役員も刷新、新たなアプローチで挑む成長戦略

 今回の新たな組織体制では、担当役員に大きな変更があったことも特徴だ。

 例えば、コンシューマー&デバイスを担当していた高橋美波氏が、パートナー事業本部を担当。パートナーを担当していたゼネラルビジネスを統括していた高橋明宏氏が、新設のインサイドセールス事業本部を統括。また、コンシューマー&デバイス事業本部には、約30年間に渡って、東芝でPC事業に関わってきた檜山太郎氏が入社し、この組織を担当する。かつての高橋美波氏がソニー出身であったことから、コンシューマー&デバイス事業本部のトップは、ソニー出身者から東芝出身者へのスイッチということもできる。

 そして、ISVをはじめとする開発者や、社内エバンジェリストなどを担当していたデベロッパーエクスペリエンス&エバンジェリズム統括本部を統括していた伊藤かつら氏は、デジタルトランスフォーメーション事業本部を担当。デジタルトランスフォーメーションの観点から企業をサポートする役割に変わった。

 ちなみに、エバンジェリストたちは、コマーシャルソフトウェアエンジニアリング本部に編入することになったが、業務執行役員である西脇資哲氏だけはコーポレート戦略本部に所属。西脇氏は、エバンジェリストとしての位置付けに差があるようだ。

 もう1つ、今回の新たな組織体制で触れておきたいことがある。それは、組織名を統一したことだ。

 これまでの組織名は、ゼネラルビジネス部門、エンタープライズサービス本部、パブリックセクター統括本部などと、それぞれに組織の位置付けが分からなくなるほど、まとまりのない名称であった。
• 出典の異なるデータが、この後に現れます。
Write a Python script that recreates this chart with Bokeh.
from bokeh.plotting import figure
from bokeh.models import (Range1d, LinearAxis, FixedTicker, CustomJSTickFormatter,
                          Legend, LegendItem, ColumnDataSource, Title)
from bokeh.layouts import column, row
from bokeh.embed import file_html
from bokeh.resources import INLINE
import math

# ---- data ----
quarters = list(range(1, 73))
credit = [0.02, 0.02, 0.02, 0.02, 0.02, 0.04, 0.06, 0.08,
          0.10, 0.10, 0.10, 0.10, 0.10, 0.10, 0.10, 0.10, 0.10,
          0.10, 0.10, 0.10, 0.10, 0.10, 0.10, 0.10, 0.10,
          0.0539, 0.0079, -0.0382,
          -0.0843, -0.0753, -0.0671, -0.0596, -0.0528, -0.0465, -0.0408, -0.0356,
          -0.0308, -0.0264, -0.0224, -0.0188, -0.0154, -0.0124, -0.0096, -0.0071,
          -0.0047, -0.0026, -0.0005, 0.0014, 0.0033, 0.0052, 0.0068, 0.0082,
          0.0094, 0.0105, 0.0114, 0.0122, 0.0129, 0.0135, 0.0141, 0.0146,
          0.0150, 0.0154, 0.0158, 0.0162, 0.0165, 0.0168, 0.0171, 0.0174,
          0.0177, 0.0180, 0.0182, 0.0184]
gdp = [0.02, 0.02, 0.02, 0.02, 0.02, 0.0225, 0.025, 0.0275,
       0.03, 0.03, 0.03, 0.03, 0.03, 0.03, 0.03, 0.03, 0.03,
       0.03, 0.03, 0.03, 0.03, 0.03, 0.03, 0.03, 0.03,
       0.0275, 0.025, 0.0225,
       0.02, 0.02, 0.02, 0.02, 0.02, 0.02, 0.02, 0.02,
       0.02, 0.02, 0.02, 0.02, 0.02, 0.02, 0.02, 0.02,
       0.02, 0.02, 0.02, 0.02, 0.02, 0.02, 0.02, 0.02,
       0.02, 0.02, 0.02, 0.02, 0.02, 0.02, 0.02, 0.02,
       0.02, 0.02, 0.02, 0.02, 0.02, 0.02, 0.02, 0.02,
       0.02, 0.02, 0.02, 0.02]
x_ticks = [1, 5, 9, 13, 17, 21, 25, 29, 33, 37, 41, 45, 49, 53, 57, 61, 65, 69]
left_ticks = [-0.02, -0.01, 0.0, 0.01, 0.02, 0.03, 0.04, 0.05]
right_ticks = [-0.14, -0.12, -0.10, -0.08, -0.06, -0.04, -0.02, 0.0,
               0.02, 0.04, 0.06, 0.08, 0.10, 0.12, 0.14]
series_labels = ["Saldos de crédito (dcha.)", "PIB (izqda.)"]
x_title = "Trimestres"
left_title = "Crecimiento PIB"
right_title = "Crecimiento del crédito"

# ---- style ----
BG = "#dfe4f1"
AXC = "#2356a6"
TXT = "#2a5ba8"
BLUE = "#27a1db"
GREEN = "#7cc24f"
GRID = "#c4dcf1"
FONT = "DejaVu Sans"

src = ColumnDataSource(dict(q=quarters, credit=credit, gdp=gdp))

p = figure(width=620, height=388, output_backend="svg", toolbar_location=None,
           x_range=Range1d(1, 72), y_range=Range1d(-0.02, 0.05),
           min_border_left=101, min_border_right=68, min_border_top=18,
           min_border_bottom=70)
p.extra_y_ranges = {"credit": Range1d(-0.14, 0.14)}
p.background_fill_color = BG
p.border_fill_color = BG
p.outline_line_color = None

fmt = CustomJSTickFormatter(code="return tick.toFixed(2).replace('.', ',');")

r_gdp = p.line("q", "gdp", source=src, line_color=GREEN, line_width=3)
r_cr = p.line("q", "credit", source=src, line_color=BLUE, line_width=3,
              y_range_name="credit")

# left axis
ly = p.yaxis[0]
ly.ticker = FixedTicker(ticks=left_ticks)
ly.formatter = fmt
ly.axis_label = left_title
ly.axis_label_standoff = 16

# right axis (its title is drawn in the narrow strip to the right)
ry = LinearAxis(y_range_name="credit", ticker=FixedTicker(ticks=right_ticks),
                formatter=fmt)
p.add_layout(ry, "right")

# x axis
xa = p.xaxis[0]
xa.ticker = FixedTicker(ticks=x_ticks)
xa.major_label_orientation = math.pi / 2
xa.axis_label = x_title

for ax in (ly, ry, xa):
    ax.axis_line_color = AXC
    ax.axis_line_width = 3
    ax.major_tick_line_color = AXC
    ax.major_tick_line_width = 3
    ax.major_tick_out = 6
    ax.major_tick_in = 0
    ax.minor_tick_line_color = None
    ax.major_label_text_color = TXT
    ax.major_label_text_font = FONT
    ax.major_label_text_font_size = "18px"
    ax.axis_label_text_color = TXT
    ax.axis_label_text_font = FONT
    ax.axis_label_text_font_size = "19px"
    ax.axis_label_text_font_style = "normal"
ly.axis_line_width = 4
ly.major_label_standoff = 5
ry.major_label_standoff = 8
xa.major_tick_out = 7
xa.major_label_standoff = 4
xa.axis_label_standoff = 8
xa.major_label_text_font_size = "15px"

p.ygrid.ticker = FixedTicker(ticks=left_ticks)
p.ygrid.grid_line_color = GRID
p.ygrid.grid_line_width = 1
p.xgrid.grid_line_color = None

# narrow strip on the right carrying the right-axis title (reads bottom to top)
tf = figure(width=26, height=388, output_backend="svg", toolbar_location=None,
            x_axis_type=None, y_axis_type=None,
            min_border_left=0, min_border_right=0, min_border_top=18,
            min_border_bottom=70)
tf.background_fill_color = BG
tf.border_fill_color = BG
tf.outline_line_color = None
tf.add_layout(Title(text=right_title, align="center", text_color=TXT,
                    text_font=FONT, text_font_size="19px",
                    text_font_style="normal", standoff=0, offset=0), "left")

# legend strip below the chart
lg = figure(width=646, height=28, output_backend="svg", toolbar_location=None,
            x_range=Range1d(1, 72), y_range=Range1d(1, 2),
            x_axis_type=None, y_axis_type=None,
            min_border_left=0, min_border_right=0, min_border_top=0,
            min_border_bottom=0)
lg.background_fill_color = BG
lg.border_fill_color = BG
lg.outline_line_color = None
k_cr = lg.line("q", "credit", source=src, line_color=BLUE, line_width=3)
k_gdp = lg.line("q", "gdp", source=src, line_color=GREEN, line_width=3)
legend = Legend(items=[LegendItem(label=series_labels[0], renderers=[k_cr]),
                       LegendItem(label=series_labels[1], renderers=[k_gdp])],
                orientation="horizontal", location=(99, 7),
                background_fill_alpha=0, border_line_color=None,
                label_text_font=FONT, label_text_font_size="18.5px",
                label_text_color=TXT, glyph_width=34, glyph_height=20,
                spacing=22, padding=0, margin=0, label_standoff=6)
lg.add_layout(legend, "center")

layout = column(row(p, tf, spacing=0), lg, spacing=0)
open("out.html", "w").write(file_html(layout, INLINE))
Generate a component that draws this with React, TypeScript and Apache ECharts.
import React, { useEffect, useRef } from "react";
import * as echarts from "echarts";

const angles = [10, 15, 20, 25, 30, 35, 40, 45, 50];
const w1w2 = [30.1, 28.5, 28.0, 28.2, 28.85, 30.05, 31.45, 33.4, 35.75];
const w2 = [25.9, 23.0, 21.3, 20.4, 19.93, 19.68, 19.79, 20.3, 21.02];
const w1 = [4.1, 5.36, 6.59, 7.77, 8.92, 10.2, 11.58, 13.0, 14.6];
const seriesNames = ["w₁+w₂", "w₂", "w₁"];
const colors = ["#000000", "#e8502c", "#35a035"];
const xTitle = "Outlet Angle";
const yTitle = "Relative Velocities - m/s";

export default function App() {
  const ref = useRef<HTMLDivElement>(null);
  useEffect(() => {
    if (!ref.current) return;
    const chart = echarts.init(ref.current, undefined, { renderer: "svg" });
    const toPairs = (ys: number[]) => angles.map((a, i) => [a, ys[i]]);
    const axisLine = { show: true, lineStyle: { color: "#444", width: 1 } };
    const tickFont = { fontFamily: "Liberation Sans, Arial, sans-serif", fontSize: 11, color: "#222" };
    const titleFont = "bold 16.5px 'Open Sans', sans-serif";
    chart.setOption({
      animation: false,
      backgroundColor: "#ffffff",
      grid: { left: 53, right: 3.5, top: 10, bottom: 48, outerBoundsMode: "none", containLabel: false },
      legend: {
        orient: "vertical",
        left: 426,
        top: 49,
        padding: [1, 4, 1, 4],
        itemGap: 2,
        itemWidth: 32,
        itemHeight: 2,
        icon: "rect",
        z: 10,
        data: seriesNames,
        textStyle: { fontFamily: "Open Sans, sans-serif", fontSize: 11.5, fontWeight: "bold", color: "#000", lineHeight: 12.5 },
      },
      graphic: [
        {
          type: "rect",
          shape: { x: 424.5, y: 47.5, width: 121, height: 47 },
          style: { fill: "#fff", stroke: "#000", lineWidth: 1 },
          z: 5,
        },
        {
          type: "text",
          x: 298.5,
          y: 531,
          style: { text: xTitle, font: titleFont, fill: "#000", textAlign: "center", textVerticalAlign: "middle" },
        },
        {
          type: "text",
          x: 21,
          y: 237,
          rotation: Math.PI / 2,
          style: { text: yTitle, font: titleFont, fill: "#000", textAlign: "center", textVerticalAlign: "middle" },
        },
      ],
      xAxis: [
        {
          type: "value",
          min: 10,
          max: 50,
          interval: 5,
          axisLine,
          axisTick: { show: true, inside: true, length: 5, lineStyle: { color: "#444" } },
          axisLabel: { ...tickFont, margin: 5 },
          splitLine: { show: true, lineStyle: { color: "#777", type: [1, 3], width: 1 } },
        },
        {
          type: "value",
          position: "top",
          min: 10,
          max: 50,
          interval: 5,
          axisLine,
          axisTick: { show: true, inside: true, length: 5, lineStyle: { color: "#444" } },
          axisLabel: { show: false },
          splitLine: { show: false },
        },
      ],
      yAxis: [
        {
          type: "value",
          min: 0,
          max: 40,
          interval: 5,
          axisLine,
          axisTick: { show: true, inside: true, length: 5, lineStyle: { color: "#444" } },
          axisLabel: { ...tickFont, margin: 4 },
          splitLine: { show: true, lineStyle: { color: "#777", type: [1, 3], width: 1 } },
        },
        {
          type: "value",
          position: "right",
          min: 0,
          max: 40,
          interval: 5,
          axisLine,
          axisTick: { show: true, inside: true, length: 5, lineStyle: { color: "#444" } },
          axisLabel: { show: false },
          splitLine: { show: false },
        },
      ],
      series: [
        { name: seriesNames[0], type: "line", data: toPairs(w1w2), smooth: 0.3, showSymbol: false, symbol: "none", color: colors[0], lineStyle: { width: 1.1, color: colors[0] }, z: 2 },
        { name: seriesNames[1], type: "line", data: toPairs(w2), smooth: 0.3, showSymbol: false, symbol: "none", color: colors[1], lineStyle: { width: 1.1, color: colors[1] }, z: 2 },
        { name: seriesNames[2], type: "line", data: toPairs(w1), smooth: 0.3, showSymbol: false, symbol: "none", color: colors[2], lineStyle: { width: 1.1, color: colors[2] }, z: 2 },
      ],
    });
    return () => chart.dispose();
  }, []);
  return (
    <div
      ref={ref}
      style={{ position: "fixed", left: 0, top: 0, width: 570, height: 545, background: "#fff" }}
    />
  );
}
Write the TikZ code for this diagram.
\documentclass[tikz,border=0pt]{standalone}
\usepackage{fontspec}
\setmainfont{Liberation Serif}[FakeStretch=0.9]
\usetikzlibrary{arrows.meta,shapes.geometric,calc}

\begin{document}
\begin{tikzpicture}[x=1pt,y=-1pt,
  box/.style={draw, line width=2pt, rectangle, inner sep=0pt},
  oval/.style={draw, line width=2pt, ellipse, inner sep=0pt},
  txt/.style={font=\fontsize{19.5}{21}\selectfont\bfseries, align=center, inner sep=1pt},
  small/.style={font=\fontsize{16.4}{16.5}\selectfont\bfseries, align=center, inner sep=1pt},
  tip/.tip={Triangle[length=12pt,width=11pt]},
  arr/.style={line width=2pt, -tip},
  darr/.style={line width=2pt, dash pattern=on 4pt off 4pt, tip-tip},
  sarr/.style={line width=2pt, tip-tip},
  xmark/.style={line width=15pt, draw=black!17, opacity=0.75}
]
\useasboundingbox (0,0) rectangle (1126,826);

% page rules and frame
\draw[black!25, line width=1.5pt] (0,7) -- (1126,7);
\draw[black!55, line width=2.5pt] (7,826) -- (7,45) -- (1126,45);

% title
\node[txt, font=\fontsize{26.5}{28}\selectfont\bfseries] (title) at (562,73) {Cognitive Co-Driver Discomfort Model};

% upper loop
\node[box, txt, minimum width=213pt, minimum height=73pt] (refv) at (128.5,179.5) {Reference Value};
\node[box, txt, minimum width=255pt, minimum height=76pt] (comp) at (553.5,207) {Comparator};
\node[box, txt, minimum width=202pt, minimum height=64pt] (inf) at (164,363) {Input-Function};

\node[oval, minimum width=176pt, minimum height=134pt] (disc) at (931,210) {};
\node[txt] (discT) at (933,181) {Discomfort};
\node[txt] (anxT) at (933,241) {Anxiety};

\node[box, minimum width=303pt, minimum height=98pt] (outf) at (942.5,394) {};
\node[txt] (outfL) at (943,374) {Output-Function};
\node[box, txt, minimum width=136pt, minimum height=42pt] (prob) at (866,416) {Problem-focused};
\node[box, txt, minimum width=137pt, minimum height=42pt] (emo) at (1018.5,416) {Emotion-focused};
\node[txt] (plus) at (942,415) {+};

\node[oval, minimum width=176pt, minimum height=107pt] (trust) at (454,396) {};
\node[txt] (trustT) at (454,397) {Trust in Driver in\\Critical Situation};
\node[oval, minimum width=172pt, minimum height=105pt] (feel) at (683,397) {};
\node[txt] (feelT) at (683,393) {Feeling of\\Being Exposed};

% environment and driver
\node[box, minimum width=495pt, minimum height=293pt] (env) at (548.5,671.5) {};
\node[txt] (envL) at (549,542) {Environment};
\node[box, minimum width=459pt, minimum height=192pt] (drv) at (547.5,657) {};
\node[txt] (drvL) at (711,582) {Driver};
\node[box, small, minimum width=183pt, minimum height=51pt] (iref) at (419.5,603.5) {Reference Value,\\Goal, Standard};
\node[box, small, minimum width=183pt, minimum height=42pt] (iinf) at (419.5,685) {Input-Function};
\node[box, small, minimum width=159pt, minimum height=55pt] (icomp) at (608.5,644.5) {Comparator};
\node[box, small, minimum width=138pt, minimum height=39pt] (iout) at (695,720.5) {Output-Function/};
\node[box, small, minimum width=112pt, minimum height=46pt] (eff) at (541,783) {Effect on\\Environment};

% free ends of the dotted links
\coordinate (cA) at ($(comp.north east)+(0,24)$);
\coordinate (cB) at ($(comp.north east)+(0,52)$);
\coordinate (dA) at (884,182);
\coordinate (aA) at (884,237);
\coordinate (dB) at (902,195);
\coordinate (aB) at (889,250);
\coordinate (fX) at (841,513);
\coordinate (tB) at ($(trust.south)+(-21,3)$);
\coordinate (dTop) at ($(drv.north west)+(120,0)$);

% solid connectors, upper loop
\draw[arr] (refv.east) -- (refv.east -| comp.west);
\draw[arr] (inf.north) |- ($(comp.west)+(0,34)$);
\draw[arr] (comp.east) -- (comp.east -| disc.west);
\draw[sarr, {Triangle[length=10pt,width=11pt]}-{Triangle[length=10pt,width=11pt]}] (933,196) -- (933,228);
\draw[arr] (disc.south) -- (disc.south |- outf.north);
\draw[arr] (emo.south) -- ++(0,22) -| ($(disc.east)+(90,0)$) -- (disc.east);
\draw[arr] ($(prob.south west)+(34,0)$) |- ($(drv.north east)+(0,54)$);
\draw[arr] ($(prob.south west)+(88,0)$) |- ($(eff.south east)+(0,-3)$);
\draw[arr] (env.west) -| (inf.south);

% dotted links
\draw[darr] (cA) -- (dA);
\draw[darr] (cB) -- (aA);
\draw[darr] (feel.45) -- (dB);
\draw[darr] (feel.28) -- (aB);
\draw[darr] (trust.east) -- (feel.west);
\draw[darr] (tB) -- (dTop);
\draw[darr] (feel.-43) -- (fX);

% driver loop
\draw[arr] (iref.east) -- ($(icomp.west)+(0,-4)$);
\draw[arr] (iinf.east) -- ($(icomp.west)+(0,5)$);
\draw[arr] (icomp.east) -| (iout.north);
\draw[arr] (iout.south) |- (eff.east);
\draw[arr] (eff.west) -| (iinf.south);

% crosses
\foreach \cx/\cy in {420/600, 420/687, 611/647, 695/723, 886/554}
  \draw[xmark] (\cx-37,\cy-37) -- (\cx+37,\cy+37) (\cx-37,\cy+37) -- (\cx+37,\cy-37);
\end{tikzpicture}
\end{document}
しかし、今回の新組織では、基本的には、顧客に接する全ての組織を「事業本部」という名称に統一した。

 マーケティング組織を統括するマーケティング&オペレーションズは「事業本部」という名称が付いていないが、ここには、Windows&デバイスビジネス本部、クラウド&エンタープライズビジネス本部、Officeマーケティングビジネス本部といった「本部」の名称を使った組織があり、事業本部の下に本部ができるという複雑さを回避するために「事業本部」という名称を使わなかったようだ。ちなみに、これらのマーケティングチームの各本部には、新たに「ビジネス」という名称が加えられている。

 また、事業本部を統括する事業本部長を、全て執行役員常務とした点も今回の組織変更における特徴の1つだ。それぞれの組織が執行役員常務という同格の役員が統括し、横の連携を行いやすい体制を作ったというわけだ。

 ちなみに、エンタープライズ事業本部長は、平野社長が兼務する形で就任している。最も顧客数が多いエンタープライズ事業本部を平野社長が担当することで、日本における事業にドライブをかけるとの見方もできるようだが、どちらかというと暫定的な色合いが濃いともいえなくもない。この組織には、新たなリーダーが誕生する可能性が高そうだ。

 こうしてみると、今回の大規模な組織変更は、まさにクラウド時代に向けた新体制であることが分かるだろう。しかし、細かい部分では、担当領域に重複してみえる部分もあり、新たなパートナー施策の推進におけるリソース配分の見直しが必要なところも出てくることも予想される。

 日本マイクロソフトは、今回の大規模再編で誕生した組織をベースに、今後も柔軟に組織を変更しながら、クラウドをベースにした成長戦略を加速することになりそうだ。